* What you need to do *
Reproduce exactly the lines below, from the first one through the line containing "anchor=base] (high) at", and omit any pictures.

* Material *
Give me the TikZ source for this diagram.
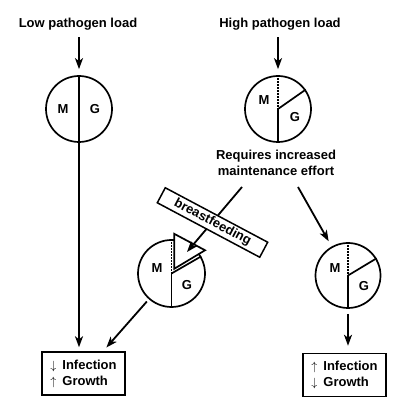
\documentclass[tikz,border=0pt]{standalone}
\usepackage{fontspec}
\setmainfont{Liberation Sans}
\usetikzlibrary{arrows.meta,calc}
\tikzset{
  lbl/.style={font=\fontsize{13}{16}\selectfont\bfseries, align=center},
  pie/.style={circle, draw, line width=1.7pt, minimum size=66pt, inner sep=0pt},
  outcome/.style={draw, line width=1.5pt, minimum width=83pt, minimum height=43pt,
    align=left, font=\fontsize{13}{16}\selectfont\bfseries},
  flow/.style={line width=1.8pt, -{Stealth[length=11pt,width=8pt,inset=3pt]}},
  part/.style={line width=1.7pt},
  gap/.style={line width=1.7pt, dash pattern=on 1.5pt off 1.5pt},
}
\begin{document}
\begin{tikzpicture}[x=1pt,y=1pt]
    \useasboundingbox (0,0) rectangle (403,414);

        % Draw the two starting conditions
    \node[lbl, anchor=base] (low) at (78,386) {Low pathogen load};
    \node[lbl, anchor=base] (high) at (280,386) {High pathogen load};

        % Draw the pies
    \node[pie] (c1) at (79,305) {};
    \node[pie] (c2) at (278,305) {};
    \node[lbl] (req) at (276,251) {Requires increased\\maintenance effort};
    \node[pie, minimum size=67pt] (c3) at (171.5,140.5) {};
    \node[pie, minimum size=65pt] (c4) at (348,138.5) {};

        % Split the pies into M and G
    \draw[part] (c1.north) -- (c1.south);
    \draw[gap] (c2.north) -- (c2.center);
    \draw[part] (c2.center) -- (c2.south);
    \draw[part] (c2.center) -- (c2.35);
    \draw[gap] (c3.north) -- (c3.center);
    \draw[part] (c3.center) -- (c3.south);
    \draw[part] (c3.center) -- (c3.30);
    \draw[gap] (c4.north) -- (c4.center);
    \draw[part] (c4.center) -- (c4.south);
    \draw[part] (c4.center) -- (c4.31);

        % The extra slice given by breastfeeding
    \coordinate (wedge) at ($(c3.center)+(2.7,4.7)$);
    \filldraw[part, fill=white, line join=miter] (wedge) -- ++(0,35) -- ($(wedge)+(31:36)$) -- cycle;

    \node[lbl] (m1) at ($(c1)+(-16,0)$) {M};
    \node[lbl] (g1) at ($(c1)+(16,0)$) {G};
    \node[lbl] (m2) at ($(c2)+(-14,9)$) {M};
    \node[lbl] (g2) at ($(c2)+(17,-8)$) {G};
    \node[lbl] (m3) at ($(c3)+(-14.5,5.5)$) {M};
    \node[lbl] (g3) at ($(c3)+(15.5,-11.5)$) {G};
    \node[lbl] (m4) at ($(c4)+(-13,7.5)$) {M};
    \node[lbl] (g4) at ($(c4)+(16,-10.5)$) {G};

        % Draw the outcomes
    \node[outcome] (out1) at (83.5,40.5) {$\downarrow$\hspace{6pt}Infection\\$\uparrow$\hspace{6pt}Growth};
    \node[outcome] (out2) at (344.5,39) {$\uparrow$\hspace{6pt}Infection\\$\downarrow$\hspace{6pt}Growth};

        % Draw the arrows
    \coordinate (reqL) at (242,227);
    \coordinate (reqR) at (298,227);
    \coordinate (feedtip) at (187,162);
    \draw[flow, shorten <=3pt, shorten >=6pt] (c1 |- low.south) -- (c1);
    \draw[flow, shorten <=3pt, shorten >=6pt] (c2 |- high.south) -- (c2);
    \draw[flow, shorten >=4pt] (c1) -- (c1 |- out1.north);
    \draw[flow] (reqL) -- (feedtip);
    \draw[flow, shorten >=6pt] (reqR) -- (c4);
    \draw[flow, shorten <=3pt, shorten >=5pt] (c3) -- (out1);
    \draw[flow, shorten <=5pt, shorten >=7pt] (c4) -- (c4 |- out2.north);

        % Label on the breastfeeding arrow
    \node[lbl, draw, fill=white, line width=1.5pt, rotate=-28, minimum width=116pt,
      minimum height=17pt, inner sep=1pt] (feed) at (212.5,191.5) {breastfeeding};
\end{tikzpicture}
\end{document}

* The output *
Give me the TikZ source for this diagram.
\documentclass[tikz,border=0pt]{standalone}
\usepackage{fontspec}
\setmainfont{Liberation Sans}
\usetikzlibrary{arrows.meta,calc}
\tikzset{
  lbl/.style={font=\fontsize{13}{16}\selectfont\bfseries, align=center},
  pie/.style={circle, draw, line width=1.7pt, minimum size=66pt, inner sep=0pt},
  outcome/.style={draw, line width=1.5pt, minimum width=83pt, minimum height=43pt,
    align=left, font=\fontsize{13}{16}\selectfont\bfseries},
  flow/.style={line width=1.8pt, -{Stealth[length=11pt,width=8pt,inset=3pt]}},
  part/.style={line width=1.7pt},
  gap/.style={line width=1.7pt, dash pattern=on 1.5pt off 1.5pt},
}
\begin{document}
\begin{tikzpicture}[x=1pt,y=1pt]
    \useasboundingbox (0,0) rectangle (403,414);

        % Draw the two starting conditions
    \node[lbl, anchor=base] (low) at (78,386) {Low pathogen load};
    \node[lbl, anchor=base] (high) at (280,386) {High pathogen load};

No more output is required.